Désespoir de poète : Leopardi
A SOI MEME
"Or tu domiras à jamais,
Harassé, mon coeur. Mort est le dernier mirage
Que je crus éternel. Mort. Je sens bien
Qu'en nous, des chères illusions
L'espoir, le désir même est éteint.
Dors à jamais. Assez
Lutté ! Aucune chose ne vaut
De t'agiter, ni de soupirs n'est digne
La terre. Fiel et ennui,
La vie, rien d'autre ; fange est le monde.
Calme-toi, désormais. Désespère
Pour de bon. A notre genre le sort
N'a donné que le mourir.
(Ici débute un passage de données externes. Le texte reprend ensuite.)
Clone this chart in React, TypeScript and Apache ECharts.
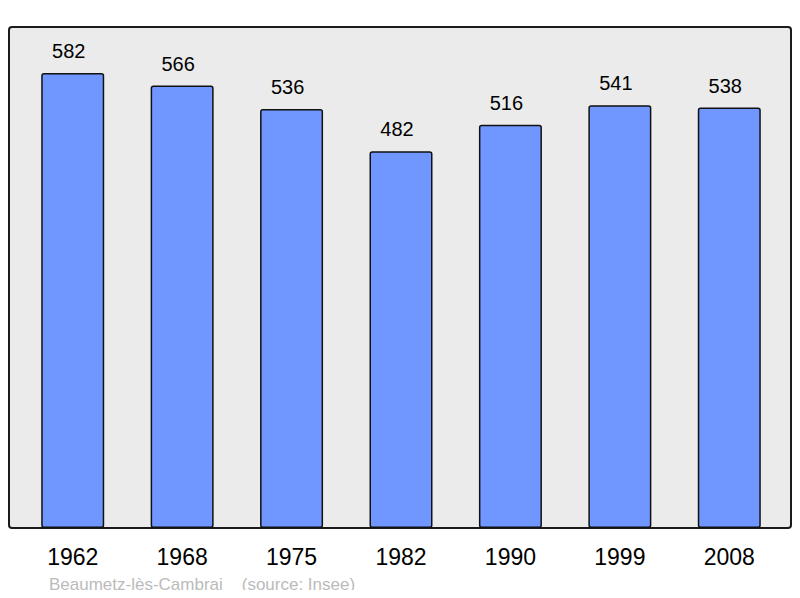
import { useEffect, useRef } from 'react'
import * as echarts from 'echarts'

const years = ['1962', '1968', '1975', '1982', '1990', '1999', '2008']
const population = [582, 566, 536, 482, 516, 541, 538]
const commune = 'Beaumetz-lès-Cambrai'
const source = '(source: Insee)'

const FONT = 'Liberation Sans, Arial, sans-serif'

export default function App() {
  const chartRef = useRef<HTMLDivElement>(null)

  useEffect(() => {
    if (!chartRef.current) return
    const chart = echarts.init(chartRef.current, undefined, { renderer: 'svg' })

    const option: echarts.EChartsOption = {
      animation: false,
      backgroundColor: '#ffffff',
      grid: { left: 18, right: 16, top: 27, bottom: 70 },
      graphic: [
        {
          type: 'rect',
          z: -10,
          shape: { x: 9, y: 27, width: 782, height: 501, r: 3 },
          style: { fill: '#ebebeb', stroke: '#1a1a1a', lineWidth: 2 },
          silent: true,
        },
        {
          type: 'text',
          left: 49,
          top: 576,
          style: {
            text: `${commune}    ${source}`,
            fill: '#bbbbbb',
            fontSize: 17,
            fontFamily: FONT,
          },
        },
      ],
      xAxis: {
        type: 'category',
        data: years,
        axisLine: { show: false },
        axisTick: { show: false },
        axisLabel: {
          color: '#000',
          fontSize: 23,
          fontFamily: FONT,
          margin: 17,
        },
      },
      yAxis: {
        type: 'value',
        min: 0,
        max: 641,
        show: false,
        splitLine: { show: false },
      },
      series: [
        {
          type: 'bar',
          data: population,
          barWidth: 63,
          itemStyle: {
            color: '#7097ff',
            borderColor: '#111',
            borderWidth: 1.5,
            borderRadius: 2,
          },
          label: {
            show: true,
            position: 'top',
            distance: 12,
            offset: [-4, 0],
            color: '#000',
            fontSize: 20,
            fontFamily: FONT,
          },
        },
      ],
    }

    chart.setOption(option)
    return () => chart.dispose()
  }, [])

  return <div ref={chartRef} style={{ width: '800px', height: '598px', margin: '-8px' }} />
}
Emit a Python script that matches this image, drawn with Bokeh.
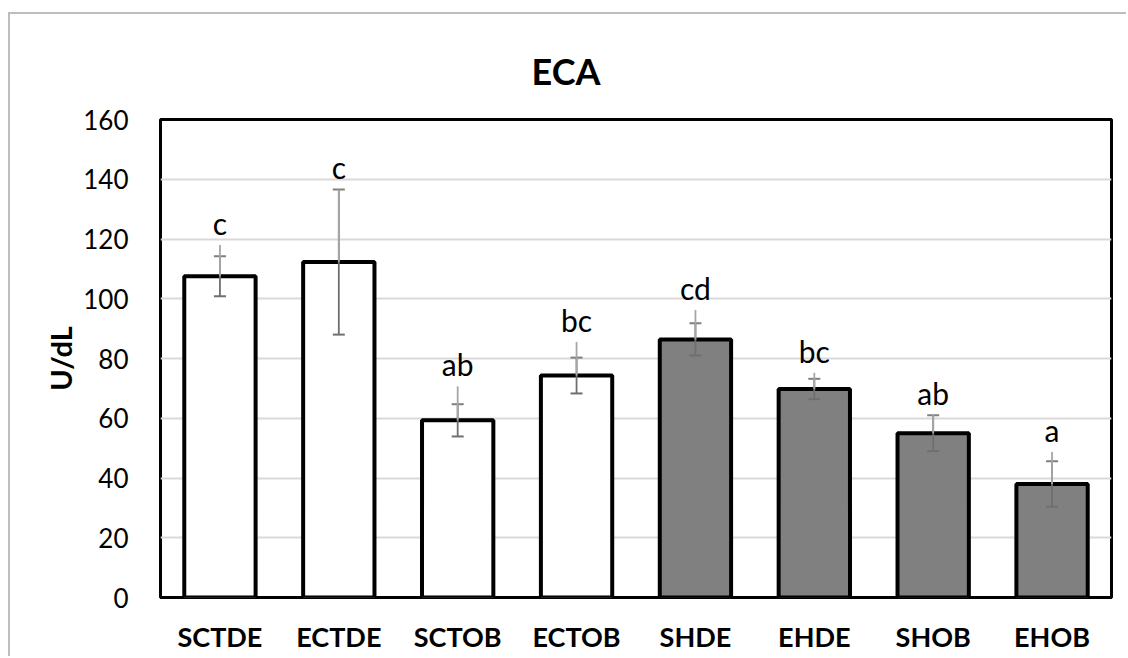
from bokeh.plotting import figure
from bokeh.models import Range1d, FixedTicker, ColumnDataSource
from bokeh.embed import file_html
from bokeh.resources import INLINE
from bokeh.core.properties import value

# ECA activity per group (U/dL)
groups = ["SCTDE", "ECTDE", "SCTOB", "ECTOB", "SHDE", "EHDE", "SHOB", "EHOB"]
means = [107.5, 112.3, 59.3, 74.3, 86.4, 69.8, 55.0, 38.0]
sd = [6.7, 24.3, 5.4, 6.0, 5.4, 3.4, 6.0, 7.6]
upper_err = [10.5, 24.3, 11.4, 11.2, 9.8, 5.4, 6.2, 10.7]
letters = ["c", "c", "ab", "bc", "cd", "bc", "ab", "a"]
fills = ["white", "white", "white", "white", "#808080", "#808080", "#808080", "#808080"]
y_ticks = [0, 20, 40, 60, 80, 100, 120, 140, 160]

FONT = "Lato"

xs = [i + 0.5 for i in range(len(groups))]
src = ColumnDataSource(dict(
    x=xs, top=means, fill=fills, label=letters,
    lo=[m - s for m, s in zip(means, sd)],
    hi=[m + s for m, s in zip(means, sd)],
    up=[m + u for m, u in zip(means, upper_err)],
))

p = figure(width=1118, height=644, output_backend="svg", toolbar_location=None,
           x_range=Range1d(0, len(groups)), y_range=Range1d(0, 160),
           min_border_left=150, min_border_right=17, min_border_top=105, min_border_bottom=61)
p.styles = {"margin-left": "8px", "margin-top": "12px",
            "border-left": "2px solid #bdbdbd", "border-top": "2px solid #bdbdbd"}

# title centred on the whole chart area rather than the plot frame
p.title.text = "ECA"
p.title.align = "left"
p.title.offset = 371
p.title.standoff = 54
p.title.text_font = FONT
p.title.text_font_size = "36px"
p.title.text_font_style = "bold"
p.title.text_color = "black"

p.outline_line_color = "black"
p.outline_line_width = 3
p.background_fill_color = "white"
p.border_fill_color = "white"

# axes
p.xaxis.ticker = FixedTicker(ticks=xs)
p.xaxis.major_label_overrides = {x: g for x, g in zip(xs, groups)}
p.yaxis.ticker = FixedTicker(ticks=y_ticks)
for ax in (p.xaxis[0], p.yaxis[0]):
    ax.axis_line_color = None
    ax.major_tick_line_color = None
    ax.minor_tick_line_color = None
    ax.major_label_text_font = FONT
    ax.major_label_text_color = "black"
p.xaxis.major_label_text_font_size = "27px"
p.xaxis.major_label_text_font_style = "bold"
p.xaxis.major_label_standoff = 16
p.yaxis.major_label_text_font_size = "26px"
p.yaxis.major_label_standoff = 26
p.yaxis.axis_label = "U/dL"
p.yaxis.axis_label_text_font = FONT
p.yaxis.axis_label_text_font_size = "29px"
p.yaxis.axis_label_text_font_style = "bold"
p.yaxis.axis_label_text_color = "black"
p.yaxis.axis_label_standoff = 2

p.xgrid.grid_line_color = None
p.ygrid.grid_line_color = "#d9d9d9"
p.ygrid.grid_line_width = 2

# bars
p.vbar(x="x", top="top", width=0.6, bottom=0, source=src,
       fill_color="fill", line_color="black", line_width=4)

# error bars: SD whiskers with caps, plus upper extension
p.segment(x0="x", y0="lo", x1="x", y1="hi", source=src, line_color="#6f6f6f", line_width=1.8)
p.dash(x="x", y="lo", source=src, size=12, line_color="#6f6f6f", line_width=2)
p.dash(x="x", y="hi", source=src, size=12, line_color="#7f7f7f", line_width=2)
p.segment(x0="x", y0="top", x1="x", y1="up", source=src, line_color="#a6a6a6", line_width=1.8)

# significance letters
p.text(x="x", y="up", text="label", source=src, text_align="center",
       text_baseline="alphabetic", y_offset=-22,
       text_font=value(FONT), text_font_size="30px", text_color="black")

open("out.html", "w").write(file_html(p, INLINE))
Méprise désormais
Toi-même, la nature, le brut
Pouvoir, qui, inconnu, commande au mal commun,
Et l'infinie vanité du tout. - Leopardi, Chants, 28.
Dans cette "traduction" j'ai tenu à conserver le rythme haletant du vers, qui seul exprime le rythme intérieur, et l'ordre des mots, quitte à bousculer l'usage en notre langue. Le poème possède sa propre logique interne, dont il importe de faire sentir la cadence originaire.
Je connais assez bien cette humeur et la partage assez au spectacle du monde tel qu'il va. Mais je ne la cultive pas. C'est déjà bien assez de la sentir, la noirceur de la désespérance, sans y ajouter la complicité de l'âme, et de la pensée. Mais c'est le privilège du poète, et son droit le plus sacré, d'exprimer, en son nom propre, ce qui l'affecte en profondeur, et que nous connaissons tous, pour peu que nous ayons une juste perception de nos mouvements internes. Nous y gagnerons en perspicacité. Reste à voir ce que, en conscience, nous en ferons pour la conduite de la vie.
Juste un mot encore : nous trouvons, dans notre bon Montaigne, que nul ne soupçonnera de mélancolie pathologique, un passage fort célèbre sur "le fient du monde" où nous croupissons tous, loin de la lumière éternelle des astres, et de splendeur de l'Etre.